Output the lines exactly, from the one where "Recreate this image" appears through the one where "import matplotlib.pyplot as plt" appears. Images are left out.

_Task material_
--- start ---

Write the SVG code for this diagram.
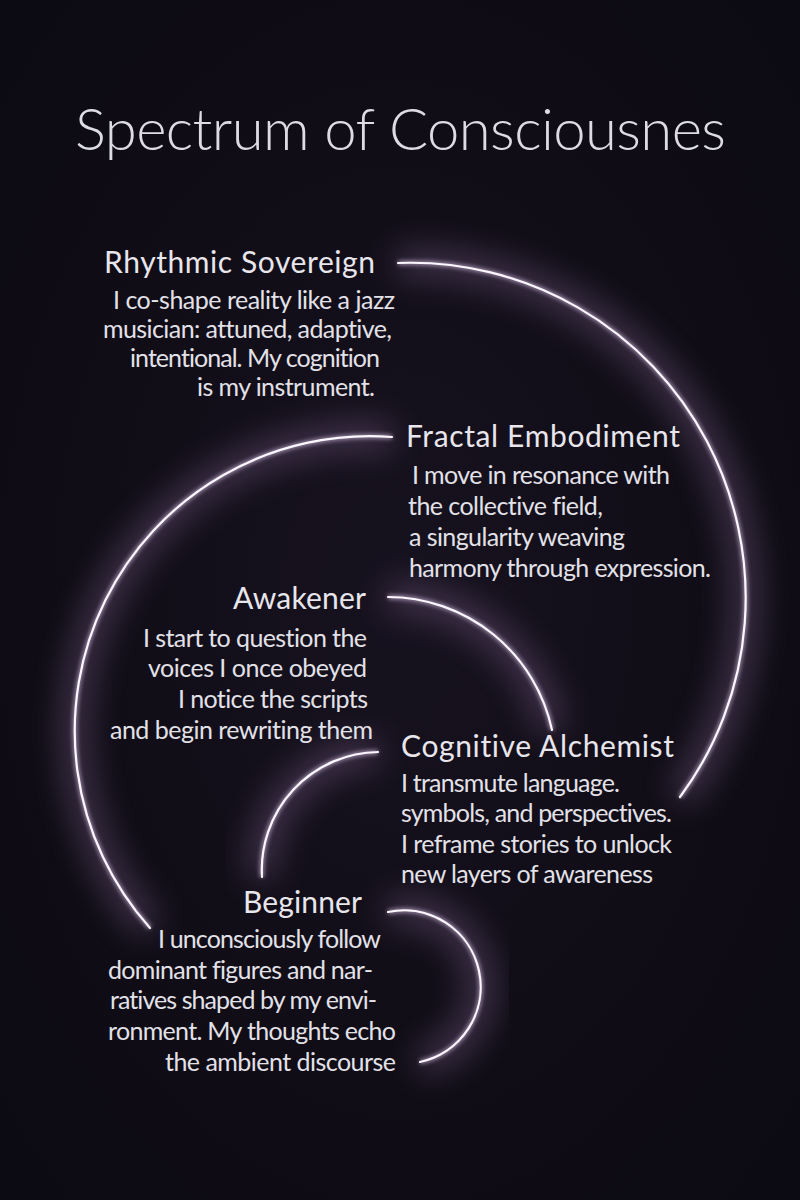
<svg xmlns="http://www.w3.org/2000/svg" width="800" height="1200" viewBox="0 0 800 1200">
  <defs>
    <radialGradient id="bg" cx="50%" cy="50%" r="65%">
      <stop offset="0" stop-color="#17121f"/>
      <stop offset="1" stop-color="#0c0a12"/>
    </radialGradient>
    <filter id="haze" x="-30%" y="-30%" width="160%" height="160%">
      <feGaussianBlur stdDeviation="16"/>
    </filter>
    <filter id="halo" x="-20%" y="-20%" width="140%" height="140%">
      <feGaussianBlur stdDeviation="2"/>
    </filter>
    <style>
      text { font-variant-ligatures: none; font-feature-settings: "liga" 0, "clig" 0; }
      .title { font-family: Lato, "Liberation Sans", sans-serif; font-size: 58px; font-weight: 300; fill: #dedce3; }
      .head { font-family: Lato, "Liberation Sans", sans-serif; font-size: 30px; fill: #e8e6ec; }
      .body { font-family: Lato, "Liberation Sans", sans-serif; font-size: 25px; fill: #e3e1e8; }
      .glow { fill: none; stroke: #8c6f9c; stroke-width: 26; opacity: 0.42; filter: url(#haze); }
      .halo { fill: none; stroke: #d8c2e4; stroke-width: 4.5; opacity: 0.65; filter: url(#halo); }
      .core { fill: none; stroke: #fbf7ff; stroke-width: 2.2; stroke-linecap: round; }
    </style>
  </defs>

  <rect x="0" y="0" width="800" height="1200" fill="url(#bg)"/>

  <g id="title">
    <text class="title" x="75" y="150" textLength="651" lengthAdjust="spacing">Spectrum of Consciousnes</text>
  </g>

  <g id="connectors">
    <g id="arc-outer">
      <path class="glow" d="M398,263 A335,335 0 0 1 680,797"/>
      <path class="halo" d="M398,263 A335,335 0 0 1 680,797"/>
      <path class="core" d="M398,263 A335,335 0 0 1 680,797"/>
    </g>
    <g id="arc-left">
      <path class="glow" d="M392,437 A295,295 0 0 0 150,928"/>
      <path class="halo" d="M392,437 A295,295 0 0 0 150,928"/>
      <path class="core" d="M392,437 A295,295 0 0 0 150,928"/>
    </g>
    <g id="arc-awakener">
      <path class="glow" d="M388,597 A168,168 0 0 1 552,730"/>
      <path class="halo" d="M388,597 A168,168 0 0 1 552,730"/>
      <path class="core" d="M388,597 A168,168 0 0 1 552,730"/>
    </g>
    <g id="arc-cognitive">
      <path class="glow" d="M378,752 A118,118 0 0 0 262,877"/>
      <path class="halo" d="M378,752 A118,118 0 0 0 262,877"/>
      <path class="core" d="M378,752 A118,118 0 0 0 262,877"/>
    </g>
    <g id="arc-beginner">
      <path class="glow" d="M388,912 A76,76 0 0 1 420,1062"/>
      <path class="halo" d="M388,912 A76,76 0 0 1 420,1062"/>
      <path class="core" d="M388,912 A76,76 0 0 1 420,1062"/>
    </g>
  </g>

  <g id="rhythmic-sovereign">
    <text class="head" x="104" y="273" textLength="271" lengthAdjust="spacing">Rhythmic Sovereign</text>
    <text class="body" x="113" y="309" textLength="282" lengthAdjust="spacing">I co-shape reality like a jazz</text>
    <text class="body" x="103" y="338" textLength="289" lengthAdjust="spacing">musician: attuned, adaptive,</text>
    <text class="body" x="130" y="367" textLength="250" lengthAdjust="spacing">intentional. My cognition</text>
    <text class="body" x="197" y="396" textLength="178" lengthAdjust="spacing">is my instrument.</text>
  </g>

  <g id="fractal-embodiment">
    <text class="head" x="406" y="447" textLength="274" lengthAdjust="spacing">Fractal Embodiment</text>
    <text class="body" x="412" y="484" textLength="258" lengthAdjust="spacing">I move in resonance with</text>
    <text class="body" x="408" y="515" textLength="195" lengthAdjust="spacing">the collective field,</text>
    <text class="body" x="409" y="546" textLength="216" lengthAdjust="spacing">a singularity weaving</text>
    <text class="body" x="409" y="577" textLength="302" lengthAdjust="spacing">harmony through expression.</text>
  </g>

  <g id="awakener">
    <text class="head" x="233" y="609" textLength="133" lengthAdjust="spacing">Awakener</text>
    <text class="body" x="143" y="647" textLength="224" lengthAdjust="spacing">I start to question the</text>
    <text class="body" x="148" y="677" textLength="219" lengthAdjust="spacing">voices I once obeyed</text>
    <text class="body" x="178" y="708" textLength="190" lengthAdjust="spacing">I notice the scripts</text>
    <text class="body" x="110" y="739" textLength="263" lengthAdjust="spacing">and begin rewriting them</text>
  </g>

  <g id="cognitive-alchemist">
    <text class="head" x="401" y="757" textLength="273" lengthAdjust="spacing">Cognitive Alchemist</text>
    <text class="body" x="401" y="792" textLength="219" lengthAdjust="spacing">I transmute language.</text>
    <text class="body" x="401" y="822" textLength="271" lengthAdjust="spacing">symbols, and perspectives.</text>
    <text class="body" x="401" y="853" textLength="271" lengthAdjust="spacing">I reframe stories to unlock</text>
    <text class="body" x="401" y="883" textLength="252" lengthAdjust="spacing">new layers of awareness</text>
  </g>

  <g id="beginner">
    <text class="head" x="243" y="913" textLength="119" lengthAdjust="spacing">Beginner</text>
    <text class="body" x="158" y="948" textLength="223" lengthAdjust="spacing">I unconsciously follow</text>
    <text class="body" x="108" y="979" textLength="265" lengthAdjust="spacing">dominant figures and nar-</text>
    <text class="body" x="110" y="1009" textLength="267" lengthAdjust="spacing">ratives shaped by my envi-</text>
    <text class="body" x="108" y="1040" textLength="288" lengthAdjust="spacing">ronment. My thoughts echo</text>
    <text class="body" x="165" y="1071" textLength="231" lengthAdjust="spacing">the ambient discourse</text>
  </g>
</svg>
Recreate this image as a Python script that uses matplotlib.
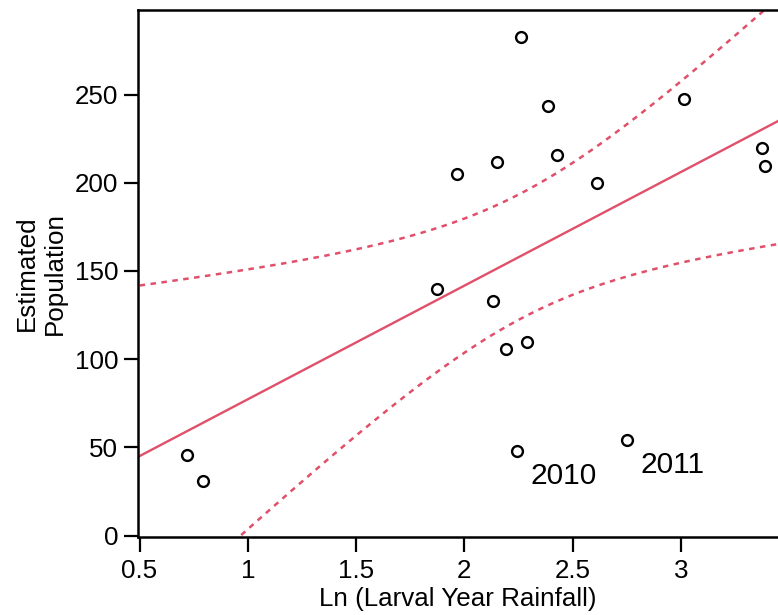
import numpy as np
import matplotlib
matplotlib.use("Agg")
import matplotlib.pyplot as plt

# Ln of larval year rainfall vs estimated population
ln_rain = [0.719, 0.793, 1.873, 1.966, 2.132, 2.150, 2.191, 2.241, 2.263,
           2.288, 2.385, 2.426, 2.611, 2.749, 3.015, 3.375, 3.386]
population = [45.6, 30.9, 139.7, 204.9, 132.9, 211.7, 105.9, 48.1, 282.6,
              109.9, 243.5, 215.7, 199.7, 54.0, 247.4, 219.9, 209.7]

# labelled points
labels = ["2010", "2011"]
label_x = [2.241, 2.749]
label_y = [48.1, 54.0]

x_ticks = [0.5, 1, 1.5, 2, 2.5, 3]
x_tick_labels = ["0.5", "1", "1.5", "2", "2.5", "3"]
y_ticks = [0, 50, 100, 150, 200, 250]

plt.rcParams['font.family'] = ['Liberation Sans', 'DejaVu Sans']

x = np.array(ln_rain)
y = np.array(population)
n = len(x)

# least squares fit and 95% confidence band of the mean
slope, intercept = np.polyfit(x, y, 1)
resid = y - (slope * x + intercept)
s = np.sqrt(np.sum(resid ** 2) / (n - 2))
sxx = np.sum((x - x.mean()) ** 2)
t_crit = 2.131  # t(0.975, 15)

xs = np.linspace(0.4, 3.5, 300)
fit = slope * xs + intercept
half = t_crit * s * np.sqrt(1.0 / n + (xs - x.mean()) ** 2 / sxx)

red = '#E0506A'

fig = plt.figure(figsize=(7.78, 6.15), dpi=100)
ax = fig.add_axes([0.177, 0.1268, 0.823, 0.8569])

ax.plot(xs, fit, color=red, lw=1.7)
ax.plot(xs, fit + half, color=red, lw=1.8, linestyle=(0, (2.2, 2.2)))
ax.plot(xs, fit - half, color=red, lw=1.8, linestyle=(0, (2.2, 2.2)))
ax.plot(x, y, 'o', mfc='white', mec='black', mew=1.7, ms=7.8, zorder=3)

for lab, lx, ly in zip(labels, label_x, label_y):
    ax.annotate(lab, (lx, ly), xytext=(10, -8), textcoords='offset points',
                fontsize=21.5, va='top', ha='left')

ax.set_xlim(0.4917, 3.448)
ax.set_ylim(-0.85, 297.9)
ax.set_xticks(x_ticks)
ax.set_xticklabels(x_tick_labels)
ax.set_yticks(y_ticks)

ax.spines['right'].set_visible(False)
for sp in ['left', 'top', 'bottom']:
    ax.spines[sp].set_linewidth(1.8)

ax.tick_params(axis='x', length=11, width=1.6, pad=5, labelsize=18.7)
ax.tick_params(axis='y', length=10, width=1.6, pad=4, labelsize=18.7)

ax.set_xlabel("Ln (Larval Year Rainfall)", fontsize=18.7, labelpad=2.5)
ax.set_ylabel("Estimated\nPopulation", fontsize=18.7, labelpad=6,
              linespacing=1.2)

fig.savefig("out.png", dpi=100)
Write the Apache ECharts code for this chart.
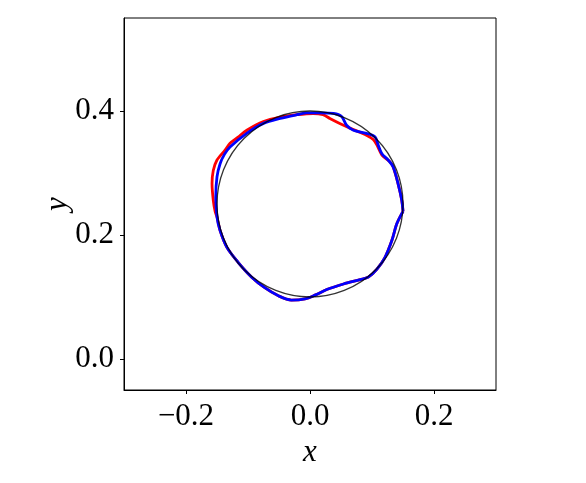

--- end ---

_Correct response_
Recreate this image as a Python script that uses matplotlib.
import numpy as np
import matplotlib
matplotlib.use("Agg")
import matplotlib.pyplot as plt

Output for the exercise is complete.